Luego ubiqué el lente sobre el mismo papel del origami. Pese a que los pliegues permanecen marcados, noté con mucha claridad las líneas de impresión de los rodamientos, propia de la tecnología de inyección de tinta. Imagino a la autora, como otras y otros escritores que permanecen fieles a la cocción casera de sus textos, imprimiendo estos Bichos en una pieza de su casa precordillerana, acompañada por las múltiples presencias que aparecen en la alta noche.
Amapola entrega una minúscula cajita de herramientas para producir anomalías, en lugar de pretender detectarlas. Uso la palabra anomalía invocando a López Petit, es decir, buscando un significado más allá de las reglas: como deserción, como desujeción, como desinscripción a las formas de vida dominantes. Y puesto que ese descalce nunca está libre de dolores, es allí, en el desgarro de saberse y sentirse por fuera, que la existencia se abre a captar la presencia de otras existencias, invisibilizadas por sus dimensiones. Karen Barad nos recuerda que las escalas no son entidades ontológicamente independientes, sino que surgen de manera contingente de las prácticas materiales que configuran cada fenómeno.
¿Cómo se enhebra el dolor del malestar en la dicotomía entre lo micro y lo macro? Este artefacto ni siquiera pretende vehiculizar aquellos padecimientos, ni tampoco acuciar con digresiones filosóficas, sino quizás hacer una cosquilla al ojo afinado en Calibri 11, para que pueda tomar nota también de las partículas de tinta sobre la lámina orgánica que es el papel, aun el bond blanqueado.

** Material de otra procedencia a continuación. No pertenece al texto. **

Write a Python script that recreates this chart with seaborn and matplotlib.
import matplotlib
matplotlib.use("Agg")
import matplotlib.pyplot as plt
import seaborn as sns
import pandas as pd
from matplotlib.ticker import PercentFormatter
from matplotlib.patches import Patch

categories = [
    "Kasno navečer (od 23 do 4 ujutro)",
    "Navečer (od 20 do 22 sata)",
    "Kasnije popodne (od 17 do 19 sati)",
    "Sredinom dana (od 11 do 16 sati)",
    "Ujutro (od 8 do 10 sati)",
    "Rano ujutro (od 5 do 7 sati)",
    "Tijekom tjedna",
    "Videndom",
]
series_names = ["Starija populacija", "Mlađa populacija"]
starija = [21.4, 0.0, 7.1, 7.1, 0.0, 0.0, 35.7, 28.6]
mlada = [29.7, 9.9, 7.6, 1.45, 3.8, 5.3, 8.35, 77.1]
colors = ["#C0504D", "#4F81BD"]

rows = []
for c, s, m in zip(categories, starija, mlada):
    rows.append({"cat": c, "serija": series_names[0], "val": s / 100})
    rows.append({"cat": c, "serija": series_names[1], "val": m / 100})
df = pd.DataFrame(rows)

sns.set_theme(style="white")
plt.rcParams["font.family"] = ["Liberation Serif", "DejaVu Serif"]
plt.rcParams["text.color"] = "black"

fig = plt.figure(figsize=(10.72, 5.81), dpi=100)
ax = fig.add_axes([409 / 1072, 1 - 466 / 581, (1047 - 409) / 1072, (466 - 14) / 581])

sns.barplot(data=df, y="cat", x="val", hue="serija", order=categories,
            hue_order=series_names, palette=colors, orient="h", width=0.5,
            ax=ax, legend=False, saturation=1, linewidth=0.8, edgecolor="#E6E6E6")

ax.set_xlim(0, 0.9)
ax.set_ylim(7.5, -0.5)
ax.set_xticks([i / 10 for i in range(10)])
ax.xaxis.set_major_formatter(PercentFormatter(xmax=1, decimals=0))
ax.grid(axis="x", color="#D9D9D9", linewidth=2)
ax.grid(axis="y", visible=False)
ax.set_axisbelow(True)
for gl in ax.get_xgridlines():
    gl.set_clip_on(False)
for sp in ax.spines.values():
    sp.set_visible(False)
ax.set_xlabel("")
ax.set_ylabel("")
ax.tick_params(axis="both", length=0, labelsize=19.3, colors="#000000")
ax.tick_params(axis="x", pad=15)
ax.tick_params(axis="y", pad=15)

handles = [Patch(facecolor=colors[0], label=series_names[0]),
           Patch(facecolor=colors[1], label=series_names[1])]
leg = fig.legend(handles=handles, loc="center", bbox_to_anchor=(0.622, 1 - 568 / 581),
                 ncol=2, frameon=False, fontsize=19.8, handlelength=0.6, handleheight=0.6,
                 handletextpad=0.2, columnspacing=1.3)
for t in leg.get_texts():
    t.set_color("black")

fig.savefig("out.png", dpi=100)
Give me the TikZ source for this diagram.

Bicho raro consigue una interferencia en las sensibilidades acostumbradas de la lectura. Sus efectos no dependen del texto, ni siquiera del orden de uso. Te acerca juguetes para atender otras partes del mundo inmediato. Otros modos de establecer relaciones. Por lo tanto, es una guía para salirse de sí. Y, con ello, al menos algo del poema -algo como la hendidura o traza creadora- queda realizado.